What to work on —
The listing below should be printed exactly, every line of it. Skip the pictures.

Recorded data —
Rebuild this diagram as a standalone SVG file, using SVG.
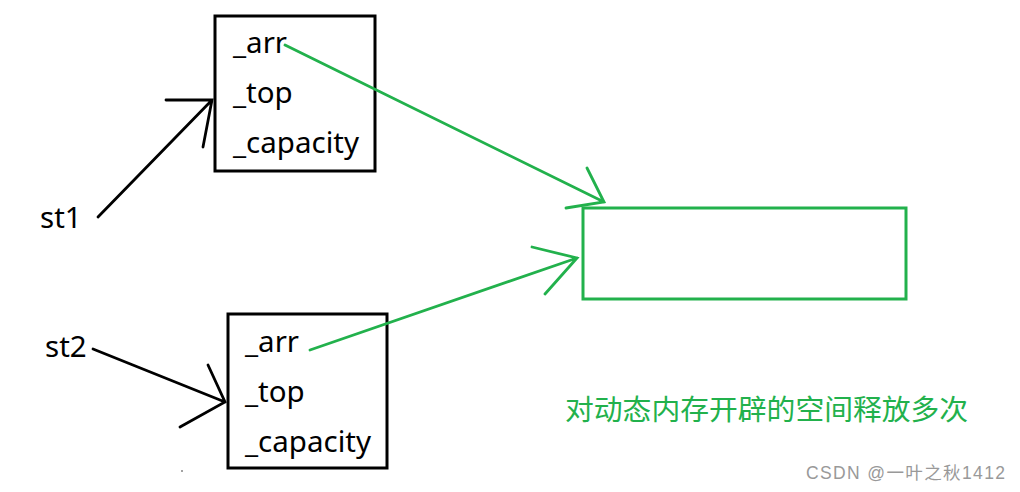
<svg xmlns="http://www.w3.org/2000/svg" width="1020" height="492" viewBox="0 0 1020 492">
<style>
.box{fill:none;stroke:#000;stroke-width:3}
.mem{fill:none;stroke:#22b14c;stroke-width:3}
.lbl{font-family:"Noto Sans","Open Sans",sans-serif;font-size:29.5px;fill:#000}
.blk{fill:none;stroke:#000;stroke-width:2.8;stroke-linecap:round}
.grn{fill:none;stroke:#22b14c;stroke-width:2.8;stroke-linecap:round}
.note{font-family:"Noto Sans CJK SC",sans-serif;font-size:28.8px;fill:#22b14c}
.wm{font-family:"Liberation Sans","Noto Sans CJK SC",sans-serif;font-size:17.5px;fill:#999}
</style>
<rect width="1020" height="492" fill="#fff"/>
<g id="st1">
<text class="lbl" x="40" y="228">st1</text>
</g>
<g id="st2">
<text class="lbl" x="45" y="357">st2</text>
</g>
<g id="stack1">
<rect class="box" x="215" y="16" width="160" height="155"/>
<text class="lbl" x="233" y="53">_arr</text>
<text class="lbl" x="233" y="103">_top</text>
<text class="lbl" x="233" y="153">_capacity</text>
</g>
<g id="stack2">
<rect class="box" x="228" y="314" width="159" height="154"/>
<text class="lbl" x="245" y="352">_arr</text>
<text class="lbl" x="245" y="402">_top</text>
<text class="lbl" x="245" y="452">_capacity</text>
</g>
<g id="heap">
<rect class="mem" x="583" y="208" width="323" height="91"/>
</g>
<g id="connectors">
<path class="blk" d="M98 217 L212 100 M166 100 L212 100 L203 147"/>
<path class="blk" d="M93 349 L225 402 M208 365 L225 402 L180 427"/>
<path class="grn" d="M285 45 L604 202 M587 168 L604 202 L566 208"/>
<path class="grn" d="M310 350 L577 258 M532 247 L577 258 L545 294"/>
</g>
<g id="note">
<text class="note" x="565" y="420">对动态内存开辟的空间释放多次</text>
</g>
<text class="wm" x="806" y="479" textLength="199">CSDN @一叶之秋1412</text>
<circle cx="182" cy="471" r="0.7" fill="#000"/>
</svg>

Answer —
Rebuild this diagram as a standalone SVG file, using SVG.
<svg xmlns="http://www.w3.org/2000/svg" width="1020" height="492" viewBox="0 0 1020 492">
<style>
.box{fill:none;stroke:#000;stroke-width:3}
.mem{fill:none;stroke:#22b14c;stroke-width:3}
.lbl{font-family:"Noto Sans","Open Sans",sans-serif;font-size:29.5px;fill:#000}
.blk{fill:none;stroke:#000;stroke-width:2.8;stroke-linecap:round}
.grn{fill:none;stroke:#22b14c;stroke-width:2.8;stroke-linecap:round}
.note{font-family:"Noto Sans CJK SC",sans-serif;font-size:28.8px;fill:#22b14c}
.wm{font-family:"Liberation Sans","Noto Sans CJK SC",sans-serif;font-size:17.5px;fill:#999}
</style>
<rect width="1020" height="492" fill="#fff"/>
<g id="st1">
<text class="lbl" x="40" y="228">st1</text>
</g>
<g id="st2">
<text class="lbl" x="45" y="357">st2</text>
</g>
<g id="stack1">
<rect class="box" x="215" y="16" width="160" height="155"/>
<text class="lbl" x="233" y="53">_arr</text>
<text class="lbl" x="233" y="103">_top</text>
<text class="lbl" x="233" y="153">_capacity</text>
</g>
<g id="stack2">
<rect class="box" x="228" y="314" width="159" height="154"/>
<text class="lbl" x="245" y="352">_arr</text>
<text class="lbl" x="245" y="402">_top</text>
<text class="lbl" x="245" y="452">_capacity</text>
</g>
<g id="heap">
<rect class="mem" x="583" y="208" width="323" height="91"/>
</g>
<g id="connectors">
<path class="blk" d="M98 217 L212 100 M166 100 L212 100 L203 147"/>
<path class="blk" d="M93 349 L225 402 M208 365 L225 402 L180 427"/>
<path class="grn" d="M285 45 L604 202 M587 168 L604 202 L566 208"/>
<path class="grn" d="M310 350 L577 258 M532 247 L577 258 L545 294"/>
</g>
<g id="note">
<text class="note" x="565" y="420">对动态内存开辟的空间释放多次</text>
</g>
<text class="wm" x="806" y="479" textLength="199">CSDN @一叶之秋1412</text>
<circle cx="182" cy="471" r="0.7" fill="#000"/>
</svg>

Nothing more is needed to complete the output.